**Task:**
Go through the data below and copy it exactly, skipping every picture.

**Data extract:**
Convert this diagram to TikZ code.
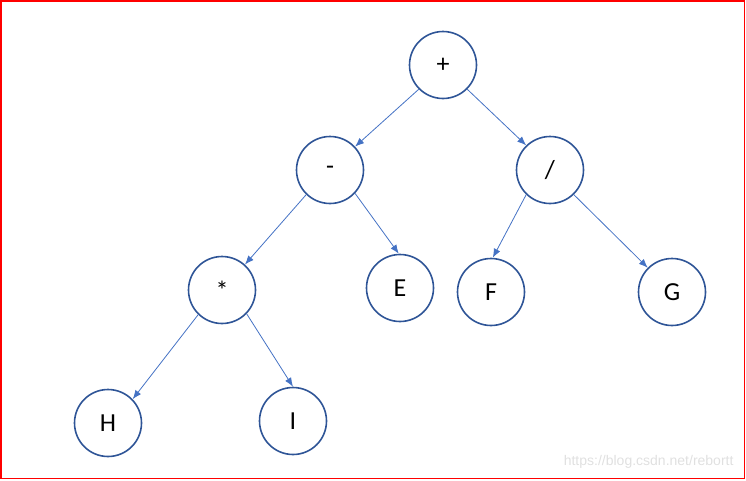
\documentclass[tikz,border=0pt]{standalone}
\usepackage{fontspec}
\setmainfont{Carlito}
\newfontfamily\wmfont{Liberation Sans}
\usetikzlibrary{arrows.meta}
\definecolor{ringblue}{HTML}{2F5597}
\definecolor{lineblue}{HTML}{4472C4}
\begin{document}
\begin{tikzpicture}[x=1pt,y=-1pt,
  tnode/.style={circle,draw=ringblue,line width=1.6pt,fill=white,minimum size=67pt,inner sep=0pt,font=\fontsize{26}{30}\selectfont},
  edge/.style={draw=lineblue,line width=0.8pt,-{Latex[length=9pt,width=7pt]}}]
\useasboundingbox (0,0) rectangle (746,480);
\draw[red,line width=1.5pt] (0.75,0.75) rectangle (744.5,478.5);
\node[tnode] (plus) at (443,65) {+};
\node[tnode] (minus) at (330,170) {-};
\node[tnode] (div) at (550,170) {/};
\node[tnode] (star) at (222,290) {*};
\node[tnode] (E) at (400,288) {E};
\node[tnode] (F) at (491,292) {F};
\node[tnode] (G) at (672,292) {G};
\node[tnode] (H) at (108,423) {H};
\node[tnode] (I) at (293,421) {I};
\draw[edge] (plus.225) -- (minus.43);
\draw[edge] (plus.315) -- (div.134);
\draw[edge] (minus.226) -- (star.48);
\draw[edge] (minus.317) -- (E.92);
\draw[edge] (div.226) -- (F.87);
\draw[edge] (div.314) -- (G.135);
\draw[edge] (star.226) -- (H.44);
\draw[edge] (star.316) -- (I.90);
\node[anchor=east,text=black!12,font=\fontsize{14}{16}\selectfont\wmfont] (wm) at (737,462) {https://blog.csdn.net/rebortt};
\end{tikzpicture}
\end{document}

**Answer for this exercise:**
Convert this diagram to TikZ code.
\documentclass[tikz,border=0pt]{standalone}
\usepackage{fontspec}
\setmainfont{Carlito}
\newfontfamily\wmfont{Liberation Sans}
\usetikzlibrary{arrows.meta}
\definecolor{ringblue}{HTML}{2F5597}
\definecolor{lineblue}{HTML}{4472C4}
\begin{document}
\begin{tikzpicture}[x=1pt,y=-1pt,
  tnode/.style={circle,draw=ringblue,line width=1.6pt,fill=white,minimum size=67pt,inner sep=0pt,font=\fontsize{26}{30}\selectfont},
  edge/.style={draw=lineblue,line width=0.8pt,-{Latex[length=9pt,width=7pt]}}]
\useasboundingbox (0,0) rectangle (746,480);
\draw[red,line width=1.5pt] (0.75,0.75) rectangle (744.5,478.5);
\node[tnode] (plus) at (443,65) {+};
\node[tnode] (minus) at (330,170) {-};
\node[tnode] (div) at (550,170) {/};
\node[tnode] (star) at (222,290) {*};
\node[tnode] (E) at (400,288) {E};
\node[tnode] (F) at (491,292) {F};
\node[tnode] (G) at (672,292) {G};
\node[tnode] (H) at (108,423) {H};
\node[tnode] (I) at (293,421) {I};
\draw[edge] (plus.225) -- (minus.43);
\draw[edge] (plus.315) -- (div.134);
\draw[edge] (minus.226) -- (star.48);
\draw[edge] (minus.317) -- (E.92);
\draw[edge] (div.226) -- (F.87);
\draw[edge] (div.314) -- (G.135);
\draw[edge] (star.226) -- (H.44);
\draw[edge] (star.316) -- (I.90);
\node[anchor=east,text=black!12,font=\fontsize{14}{16}\selectfont\wmfont] (wm) at (737,462) {https://blog.csdn.net/rebortt};
\end{tikzpicture}
\end{document}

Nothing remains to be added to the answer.